Imagine going to your bank and the advisor asked you how you feel about your money.
Exactly. Money is so tied into feelings, but many people are just uncovering that now. People don’t realize they’re spending to feel something, or using money to try to fix a feeling. The other thing people don’t realize is that they relate to money the same way their parents did. Lots of us just inherit their way of being—whether they’re afraid of money, they’re judging people who have money, or they’re just not paying attention. We get it from the people who raised us, and it goes so deep.
What’s the most common mistake you see women making?
Women tend to be more conservative with their money, so they’ll keep more money than they need in a savings account rather than investing it or using it to pay off debt—both of which are a much better use of your money.
Generally, we teach people to save three to six months of living expenses as your emergency fund. You technically don’t need more than that. But more women than men keep 12 months of expenses in their savings account. That money should be invested or at least used to pay off credit card debt.
I’m not perfect though: my story is much more about being frugal when spending a little would actually enhance my life. For example, when I’m cold, I won’t turn on the heat. I restrict myself in ways that I don't need to anymore. Over-restriction is something I’ve been unlearning.
If I’m going to take one (free!) Dow Janes course, which one should it be?
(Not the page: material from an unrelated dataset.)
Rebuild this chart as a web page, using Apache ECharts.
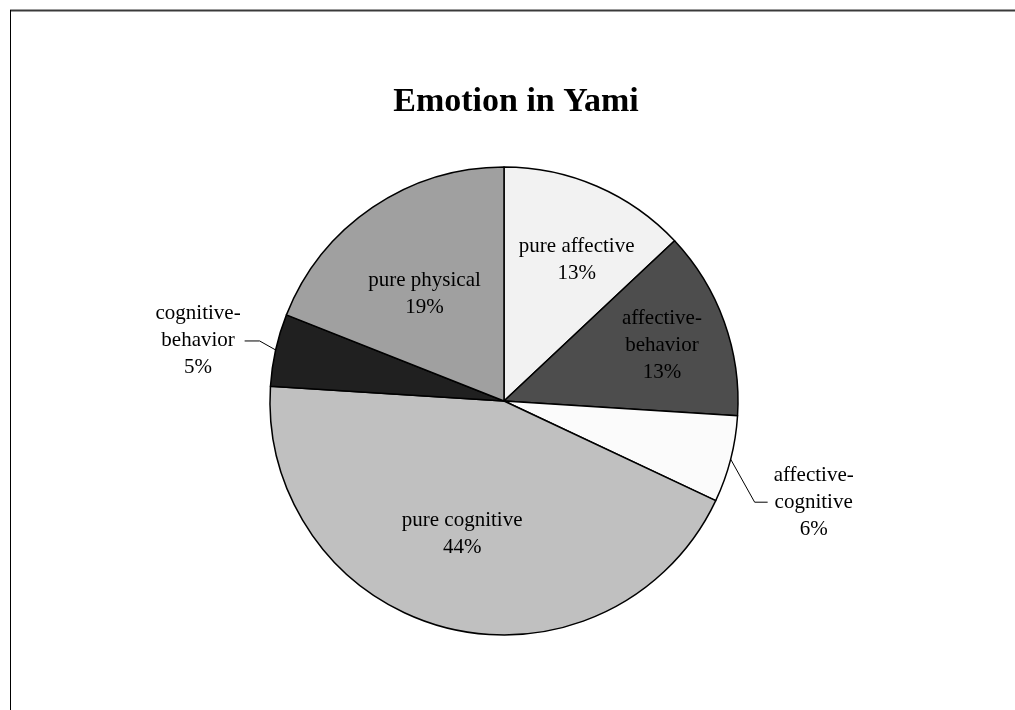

We do money management, debt repayment plans and investing. We have a great free class called How to Master your Money. There’s also a paid one called Intentional Investing, about values-aligned investment portfolios. But for you, I’m gonna suggest the Million Dollar Year. The idea is that the things you put in place in the course of this year—your “million dollar year”—will set you up for having a million dollars over your lifetime. Women in particular want to feel good about where their money is invested. Maybe they don’t want to invest in, for example, oil and gas, or anything in the prison industrial complex.
Or maybe they want to invest in companies that really value gender rights. This course helps you build a portfolio that’s aligned with what you care about. We’re gonna help, but we aren’t financial advisors and we don’t do it for you. Part of our ethos is to teach you how to do it yourself—it’s easier than you think.